Foursquare's Dennis Crowley has a lot to say about data privacy
Image: Foursquare

As usual, this year’s SXSW delivered a series of discussions that dug deep into numerous tech topics and issues, including the one on everyone’s mind: user privacy and data collection.

These topics came up repeatedly during Foursquare’s presentation. In it, co-founder Dennis Crowley warned Silicon Valley’s giant corporations that their days of unchecked data collection may soon come to an end.

User Attitudes are Changing

It’s no secret the general public is becoming more aware of Big Tech’s regular encroachments into personal privacy. Crowley believes companies will have to react to regulatory shifts and public scrutiny in the future to thrive.

Build your hardware projects with today

Indeed, a December 2018 poll found 82 percent of Americans want Congress to limit Big Tech’s ability to collect and process user data. Moreover, Senator Elizabeth Warren made headlines after promising to crack down on Silicon Valley if elected president.

“You could certainly make the argument that companies have gone too far by collecting everything and giving you only a little nugget of value back,” said Crowley.

Foursquare Stands out Among Other Tech Companies

Crowley’s own Foursquare relies on the collection of personal information as part of its business. But the company also keeps user privacy in mind when rolling out new updates.

The firm was down in Austin to showcase its latest product, Hypertrending. The feature displays your phone as a blip on a map. As more Foursquare users enter the same bar or restaurant, its location appears bigger on the map. It’s a way to gauge a venue’s level of traffic so users can learn where the action is.

Hypertrending sounds a little weird and invasive but Crowley stressed that Foursquare doesn’t sell user data to outside companies. That difference gives him credibility when pointing out the flaws of big tech companies whose business models include selling user data at all costs.

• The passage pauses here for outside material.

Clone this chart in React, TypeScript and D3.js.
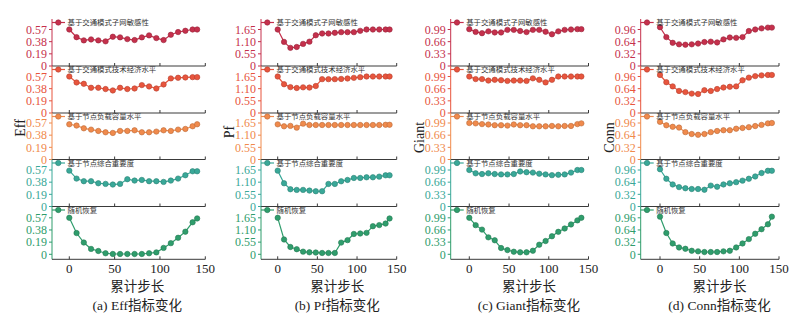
import React from 'react';
import * as d3 from 'd3';

// ---------- data ----------
const steps = [0, 8, 16, 24, 32, 40, 48, 56, 64, 72, 80, 88, 96, 104, 112, 120, 128, 136, 141];
const seriesNames = ['基于交通模式子网敏感性', '基于交通模式技术经济水平', '基于节点负载容量水平', '基于节点综合重要度', '随机恢复'];
const xTicks = [0, 50, 100, 150];
const indicatorNames = ['Eff', 'Pf', 'Giant', 'Conn'];
const panelLetters = ['a', 'b', 'c', 'd'];

const effTicks = [0, 0.19, 0.38, 0.57];
const pfTicks = [0, 0.55, 1.1, 1.65];
const giantTicks = [0, 0.33, 0.66, 0.99];
const connTicks = [0, 0.32, 0.64, 0.96];

const eff1 = [0.57, 0.45, 0.40, 0.415, 0.40, 0.385, 0.457, 0.447, 0.42, 0.405, 0.447, 0.478, 0.436, 0.405, 0.488, 0.53, 0.55, 0.57, 0.57];
const eff2 = [0.57, 0.477, 0.456, 0.394, 0.394, 0.374, 0.352, 0.394, 0.374, 0.383, 0.436, 0.415, 0.383, 0.446, 0.54, 0.55, 0.555, 0.56, 0.56];
const eff3 = [0.55, 0.53, 0.487, 0.467, 0.446, 0.425, 0.415, 0.446, 0.446, 0.456, 0.425, 0.425, 0.436, 0.456, 0.446, 0.467, 0.477, 0.519, 0.55];
const eff4 = [0.56, 0.436, 0.395, 0.395, 0.363, 0.353, 0.343, 0.353, 0.426, 0.405, 0.415, 0.395, 0.395, 0.384, 0.405, 0.436, 0.488, 0.55, 0.55];
const eff5 = [0.57, 0.332, 0.184, 0.084, 0.052, 0.016, 0.005, 0.005, 0.005, 0.005, 0.005, 0.016, 0.03, 0.1, 0.174, 0.258, 0.353, 0.5, 0.56];

const pf1 = [1.65, 1.09, 0.82, 0.86, 1.0, 1.1, 1.39, 1.47, 1.47, 1.5, 1.53, 1.53, 1.53, 1.59, 1.65, 1.65, 1.65, 1.65, 1.65];
const pf2 = [1.65, 1.30, 1.17, 1.13, 1.16, 1.15, 1.22, 1.53, 1.53, 1.53, 1.54, 1.56, 1.59, 1.62, 1.65, 1.65, 1.65, 1.65, 1.65];
const pf3 = [1.59, 1.50, 1.52, 1.44, 1.62, 1.56, 1.56, 1.56, 1.56, 1.56, 1.56, 1.56, 1.56, 1.56, 1.56, 1.56, 1.56, 1.57, 1.57];
const pf4 = [1.62, 1.05, 0.78, 0.75, 0.75, 0.72, 0.69, 0.69, 1.02, 1.02, 1.14, 1.20, 1.29, 1.29, 1.32, 1.32, 1.35, 1.41, 1.41];
const pf5 = [1.65, 0.67, 0.33, 0.23, 0.12, 0.09, 0.08, 0.06, 0.06, 0.06, 0.53, 0.64, 0.92, 0.94, 0.97, 1.27, 1.32, 1.39, 1.62];

const giant1 = [1.0, 0.925, 0.89, 0.94, 0.91, 0.91, 0.98, 0.98, 0.95, 0.92, 0.98, 0.98, 0.93, 0.86, 0.94, 0.98, 0.99, 1.0, 1.0];
const giant2 = [0.99, 0.92, 0.92, 0.88, 0.90, 0.89, 0.87, 0.88, 0.88, 0.87, 0.94, 0.90, 0.83, 0.90, 0.99, 0.99, 0.99, 0.99, 0.99];
const giant3 = [0.99, 0.98, 0.96, 0.95, 0.93, 0.93, 0.92, 0.95, 0.93, 0.93, 0.90, 0.90, 0.90, 0.91, 0.90, 0.91, 0.91, 0.96, 0.98];
const giant4 = [0.99, 0.90, 0.88, 0.90, 0.88, 0.87, 0.87, 0.88, 0.95, 0.93, 0.92, 0.89, 0.87, 0.85, 0.86, 0.87, 0.92, 0.99, 0.99];
const giant5 = [0.99, 0.79, 0.67, 0.46, 0.38, 0.17, 0.115, 0.07, 0.054, 0.054, 0.097, 0.26, 0.36, 0.49, 0.61, 0.70, 0.81, 0.92, 0.99];

const conn1 = [1.02, 0.76, 0.61, 0.57, 0.56, 0.57, 0.59, 0.63, 0.64, 0.62, 0.70, 0.75, 0.74, 0.76, 0.92, 0.96, 0.99, 1.01, 1.01];
const conn2 = [1.0, 0.81, 0.70, 0.58, 0.55, 0.51, 0.50, 0.60, 0.58, 0.63, 0.67, 0.69, 0.70, 0.86, 0.93, 0.97, 0.99, 1.0, 1.0];
const conn3 = [0.99, 0.90, 0.86, 0.84, 0.72, 0.67, 0.65, 0.67, 0.72, 0.75, 0.77, 0.77, 0.81, 0.83, 0.85, 0.88, 0.91, 0.95, 0.96];
const conn4 = [0.98, 0.73, 0.58, 0.51, 0.48, 0.46, 0.46, 0.44, 0.55, 0.52, 0.58, 0.61, 0.64, 0.68, 0.73, 0.79, 0.88, 0.94, 0.94];
const conn5 = [0.99, 0.56, 0.285, 0.18, 0.145, 0.093, 0.078, 0.06, 0.06, 0.06, 0.078, 0.093, 0.18, 0.285, 0.40, 0.54, 0.66, 0.79, 0.99];

const panelSeries = [
  [eff1, eff2, eff3, eff4, eff5],
  [pf1, pf2, pf3, pf4, pf5],
  [giant1, giant2, giant3, giant4, giant5],
  [conn1, conn2, conn3, conn4, conn5],
];
const panelTicks = [effTicks, pfTicks, giantTicks, connTicks];

// ---------- layout / style ----------
const W = 800;
const H = 321;
const seriesColors = ['#c5304c', '#e8553d', '#f08a4c', '#39a898', '#2f9d6c'];
const panelLayout = [
  { axisX: 52, x0: 69.3, x150: 205.3, labelY: 128 },
  { axisX: 261, x0: 277.7, x150: 396.7, labelY: 132 },
  { axisX: 450.7, x0: 469.3, x150: 588.5, labelY: 137.5 },
  { axisX: 640.7, x0: 660, x150: 779, labelY: 137.5 },
];
const subTop = [19, 66, 113, 159.5, 206.5];
const subZero = [66, 113, 159.5, 206.5, 254.3];
const subAxis = [66, 113, 159.5, 206.5, 259.3];
const tickPx = 36.5;
const serif = '"Liberation Serif", "DejaVu Serif", serif';
const cjk = '"Noto Sans CJK SC", sans-serif';
const axisColor = '#3a3a3a';

const fmt = (v: number) => (v === 0 ? '0' : v.toFixed(2));

function Panel({ p }: { p: number }) {
  const L = panelLayout[p];
  const x = d3.scaleLinear().domain([0, 150]).range([L.x0, L.x150]);
  const ticks = panelTicks[p];
  const tm = ticks[ticks.length - 1];
  const xMid = x(75);
  return (
    <g>
      {panelSeries[p].map((vals, i) => {
        const color = seriesColors[i];
        const dark = d3.color(color)!.darker(0.7).formatHex();
        const y = d3.scaleLinear().domain([0, tm]).range([subZero[i], subZero[i] - tickPx]);
        const line = d3
          .line<number>()
          .x((_, k) => x(steps[k]))
          .y((v) => y(v));
        const legY = subTop[i] + 3.5;
        return (
          <g key={i}>
            {/* left spine */}
            <line x1={L.axisX} x2={L.axisX} y1={subTop[i]} y2={subAxis[i]} stroke={color} strokeWidth={1} />
            {/* bottom spine */}
            <line x1={L.axisX} x2={x(150)} y1={subAxis[i]} y2={subAxis[i]} stroke={axisColor} strokeWidth={1} />
            {xTicks.map((t) => (
              <line key={t} x1={x(t)} x2={x(t)} y1={subAxis[i]} y2={subAxis[i] - 3} stroke={axisColor} strokeWidth={1} />
            ))}
            {ticks.map((t) => (
              <g key={t}>
                <line x1={L.axisX - 3} x2={L.axisX} y1={y(t)} y2={y(t)} stroke={color} strokeWidth={1} />
                <text x={L.axisX - 5} y={y(t)} dy="0.35em" textAnchor="end" fontFamily={serif} fontSize={12} fill={color}>
                  {fmt(t)}
                </text>
              </g>
            ))}
            <path d={line(vals) || ''} fill="none" stroke={color} strokeWidth={1.2} />
            {vals.map((v, k) => (
              <circle key={k} cx={x(steps[k])} cy={y(v)} r={2.7} fill={color} stroke={dark} strokeWidth={0.6} />
            ))}
            {/* legend */}
            <line x1={L.axisX} x2={L.axisX + 13} y1={legY} y2={legY} stroke={color} strokeWidth={1.2} />
            <circle cx={L.axisX + 6.3} cy={legY} r={2.7} fill={color} stroke={dark} strokeWidth={0.6} />
            <text x={L.axisX + 15.5} y={legY} dy="0.36em" fontFamily={cjk} fontSize={7.4} fill="#333">
              {seriesNames[i]}
            </text>
          </g>
        );
      })}
      {xTicks.map((t) => (
        <text key={t} x={x(t)} y={273} textAnchor="middle" fontFamily={serif} fontSize={13} fill="#222">
          {t}
        </text>
      ))}
      <text x={xMid} y={290.8} textAnchor="middle" fontFamily={cjk} fontSize={13.5} fill="#222">
        累计步长
      </text>
      <text x={xMid} y={309.5} textAnchor="middle" fontSize={13.5} fill="#222">
        <tspan fontFamily={serif}>{`(${panelLetters[p]}) ${indicatorNames[p]}`}</tspan>
        <tspan fontFamily={cjk}>指标变化</tspan>
      </text>
      <text
        transform={`translate(${L.axisX - 32},${L.labelY}) rotate(-90)`}
        textAnchor="middle"
        dy="0.35em"
        fontFamily={serif}
        fontSize={14}
        fill="#222"
      >
        {indicatorNames[p]}
      </text>
    </g>
  );
}

export default function App() {
  return (
    <svg width={W} height={H} viewBox={`0 0 ${W} ${H}`} style={{ position: 'absolute', left: 0, top: 0, background: '#fff' }}>
      <rect width={W} height={H} fill="#fff" />
      {panelLayout.map((_, p) => (
        <Panel key={p} p={p} />
      ))}
    </svg>
  );
}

“No, that’s not what we’re about. If there’s any moment where we do something crappy or disrespectful or sketchy… users will call you out and employees will call you out,” said Crowley. The tech executive also noted he carefully monitors Facebook and Twitter’s struggles to help his company avoid the same pitfalls.

Building a More Ethical Future

Foursquare’s focus on consumer privacy is interesting considering location-based ad services are a bustling billion-dollar industry.

While making a buck is the M.O. of most tech companies, Crowley had greater ambitions for Foursquare. The tech innovator believes his company’s prominence comes with a responsibility to help shape tech industry-related legislation.

“We’re going to have that opportunity to go to Washington and say this is what’s right and this is what’s wrong,” said Crowley. “We get invited to these rooms to help people figure out what the law should be going forward. That’s a big opportunity.”